I agree that BIG looks interesting and quite cheap. It also sports a decent 3.3% dividend at current prices.

It has been a steady earner (much like DG), but the big difference is that BIG’s shareholder equity has been erratic. For example, it fell from $901 million in 2013 to $650 million in 2016. I wonder why?

That said, the shareholder equity has been on a nice upward trajectory in the last five or so years.

The EPS is expected to be $8.00/share in 2025 (central estimate), which means that at the current price of $34.76, the buyer will pay only 4.35 times the EPS in 2025. This sounds too good to be true and I wonder if there is a catch somewhere.

Why is the market discounting BIG so much?


It could be the debt levels are concerning for many. The debt level has tripled since 2019,and the margins are not generous. Stores like this can also hide negative news in inventory. I remember in the nineties that Michaels stores suffered about a 50% writedown in inventory. Just a quick look at why they seem cheap.

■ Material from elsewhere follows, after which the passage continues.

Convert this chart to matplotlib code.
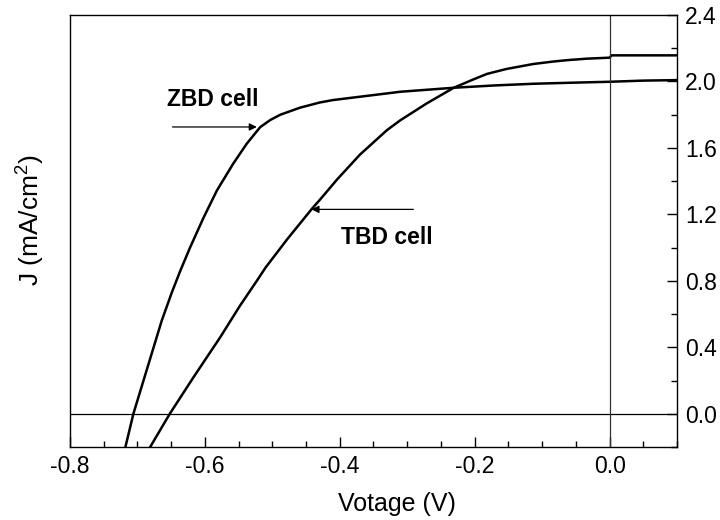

@JK: The rising debt level is the result of a capital lease back deal in 2020 where BIG sold four distribution centers for $750 mil (…). Certainly the debt load given this deal should be a concern, although the money from the deal was used to eliminate revolving debt and reduce share count. The deal also explains the big bump in shareholder equity between 2019 and 2020. Margins are certainly less attractive than DG. BIG is, however, generating a ton of FCF which it has returned to shareholders through a 27% reduction in share count and near $6/sh in dividends over the past five years. I’ve decided to open a small position at these valuations.